A Dynamic Programming Method to Construct Polar Codes with Improved Performance

TL;DR

This paper introduces a dynamic programming approach to polar code construction that optimizes performance under the SCL decoder, addressing the mismatch in reliability measures and achieving significant performance gains.

Contribution

It presents a novel DP-based method for constructing polar codes tailored for SCL decoding, improving upon standard reliability-based methods.

Findings

Achieves 0.3-1 dB performance improvement over standard polar codes

Optimizes information bit selection for different list sizes

Demonstrates consistent gains across various code lengths and rates

Abstract

In the standard polar code construction, the message vector $(U_0,U_1,\dots,U_{n-1})$ is divided into information bits and frozen bits according to the reliability of each $U_i$ given $(U_0,U_1,\dots,U_{i-1})$ and all the channel outputs.

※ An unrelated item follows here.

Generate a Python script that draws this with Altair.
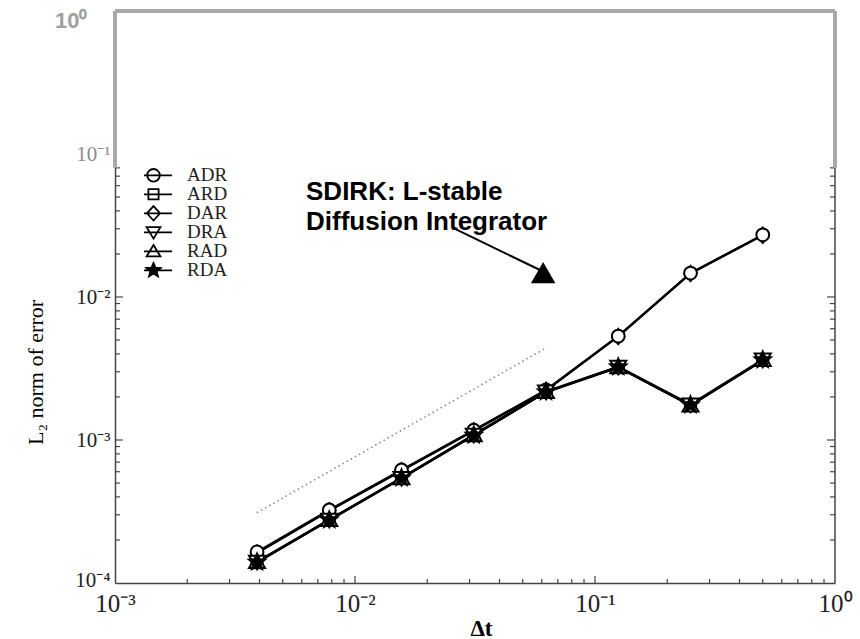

While this reliability function is the most suitable measure to choose information bits under the Successive Cancellation (SC) decoder, there is a mismatch between this reliability function and the Successive Cancellation List (SCL) decoder because the SCL decoder also makes use of the information from the future frozen bits. We propose a Dynamic Programming (DP) construction of polar codes to resolve this mismatch. Our DP construction chooses different sets of information bits for different list sizes in order to optimize the performance of the constructed code under the SCL decoder. Simulation results show that our DP-polar codes consistently demonstrate $0.3$--$1$dB improvement over the standard polar codes under the SCL decoder with list size $32$ for various choices of code lengths and code rates.